2. The story from Mark that we’ve been talking about and singing about and making art to represent, it’s a really rich story. It’s also a really special story in our Christian memory of who Jesus is and what it means for him to be the Messiah. The story of Jesus feeding the five thousand and then going and walking on the waves out to his disciples in the boat is one of the handful of events that all four Gospels--Matthew, Mark, Luke and John--all tell. The other events are Jesus’ betrayal, his crucifixion, his resurrection, and, strangely, his disruption of the market-vendors and money-changers in the temple courts. Maybe we’d think that all the Gospels would tell about Jesus’ baptism or about the manger in Bethlehem or maybe one or two of the more spectacular healings. But the only events outside of the passion-resurrection narrative that all tell are the purging of the temple and the story we are thinking about tonight.

I’ve already made plain that I think these passages are about how Jesus is our shepherd. This might not seem immediately obvious, but pay attention to the language Mark uses to describe the scene: when Jesus sees the crowd as he’s getting out of the boat, he has compassion on them, because they were like sheep without a shepherd. Then after this initial red flag, Mark echoes the language of Psalm 23. In the psalm, Yahweh makes the sheep lie down in green pastures; here in Mark Jesus makes the crowds sit down on the green grass, where he feeds them, which is what sheep do in lush, green pastures. The psalm says that Yahweh leads the sheep to quiet waters. One part of the Mark passage that has always given me trouble is why, after Jesus walks on the water to his disciples in the boat and climbs in, Mark says the wind ceased. But if we read the psalm and the story together, we see that Jesus is leading his disciples to still water.

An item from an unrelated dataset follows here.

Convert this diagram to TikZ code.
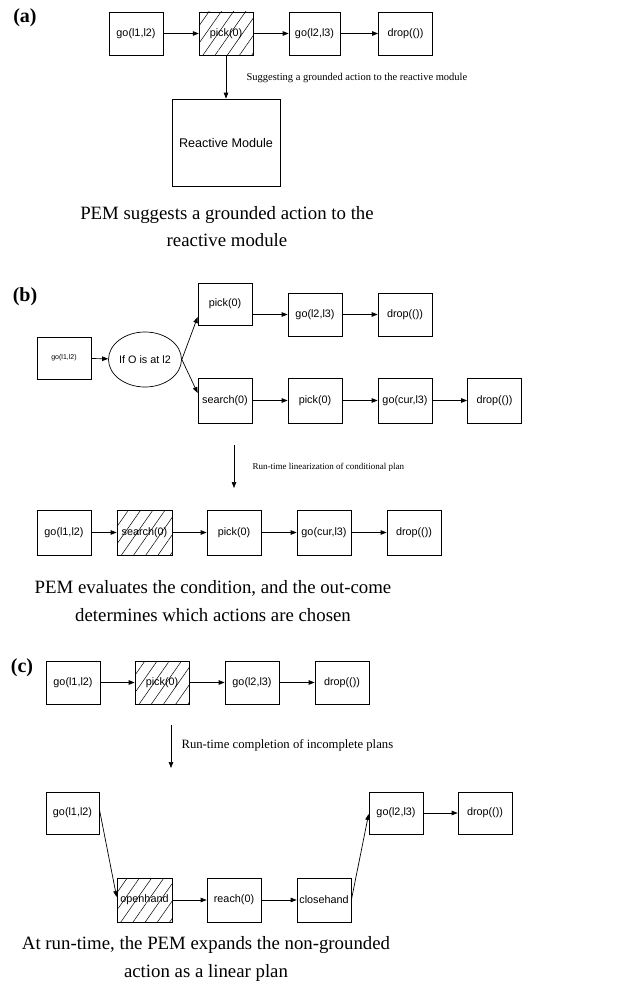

Now, finding parallels between the Old Testament and the New Testament isn’t always a good thing because, if you try hard enough, you can make yourself see just about anything as parallel. My seminary professors made up a word for this: parallelomania. But I think we’re justified to see shepherd-imagery in this story from Mark. If you read through many of the Bible passages while we created our artwork, I hope you could see the many ways in which Mark is using a lot of Old Testament imagery to make a very important point in the way he recounts Jesus’ miraculous action in this passage. Mark is telling us something about who Jesus is. Throughout our study through Mark, I’ve stressed that Jesus’ identity is really important, and Mark is making it very plain to us here who Jesus is, even if the disciples don’t understand it yet. The Old Testament says over and over again that God is the true shepherd of his people. Here Mark is showing how Jesus is the true good shepherd for the people. And if we do the logical math, we end up with Jesus being God, or, more properly, the Son of God.

If we pay attention to the difference between how Jesus’ disciples behave and the way he behaves, this shows up even more clearly. Mark introduces the story by saying that Jesus takes the disciples away with him so they can rest and get some food to eat. They’ve just returned from what amounts to a shot-term mission trip proclaiming the good news about God’s kingdom; they’re excited and they want to tell Jesus everything. But they’re so excited that they haven’t even gotten a chance to sit down and eat. They need some R&R after all this hard work. But just when they’re getting ready for some time off by themselves, the crowds show up. Jesus has compassion on the crowd, so he begins to teach them. And then he continues to teach them. And by now it’s gotten on to late afternoon, even early evening, and the disciples still haven’t gotten a meal. So they walk up to Jesus and gently suggest that these people might be hungry. And what does Jesus do? He tells the disciples to feed them. With what are they supposed to feed this mob? They’re easily five thousand people they’re. How are Jesus’ followers, the ones he just told last week not to take any money with them, supposed to get food for all these people? But Jesus says, Give them something to eat. Yahweh told the ancient shepherds of Israel to feed his flock. But the disciples come back holding only five loaves of bread and a couple of fish, looking at Jesus, asking “what now?” And then Jesus makes the people sit down on the green grass and he feeds them. In fact, after he prays for the bread, it feeds the people and then some.

But the disciples don’t understand. They don’t think back to who can feed people when food is scarce. They don’t remember the stories about Moses and the Israelites in the desert and God’s provision of manna. And so, later that night, when they are all alone in the boat in the middle of the lake, fighting the wind and the rough water, they don’t recognize Jesus when he comes walking on the water. The Old Testament is full of pictures of God trampling down the chaotic waves, most of all the important story of Yahweh leading his people through a path in the Red Sea. And so they can only look up in dumbfounded astonishment when Jesus tells them, “Have courage! I am.” I Am--the words with which God identifies himself at the very beginning of his relationship with the people of Israel, the words that he speaks to Moses from the burning bush, the words that give us God’s name, Yahweh. And Mark says, They were completely astonished, because they did not understand about the loaves, but their hearts were hardened.

I’ve struggled with what God says to us as a community through this passage. On the one hand, I think we could talk a lot about leadership--shepherd-ship--and how that must be Jesus-shaped. I think we could expand that to talk about the ways in which we are all responsible to care for, to shepherd one another.

But I think the big thing that God says to us through this passage is that Jesus is our good shepherd, that Jesus is the God who cares for us. If we do not know deep down that Jesus cares for us, that he is the God who watches over us, who feeds us, who binds up our wounds, who pulls us back into his people when we start to wander off, who defends us from all threats, we won’t be able to follow him faithfully. That’s what the disciples show. They don’t understand that Jesus is the good shepherd who provides, so they can’t respond faithfully when he comes walking on the sea to them. We can only follow Jesus if we know who he is, if we know that he is the God who loves us.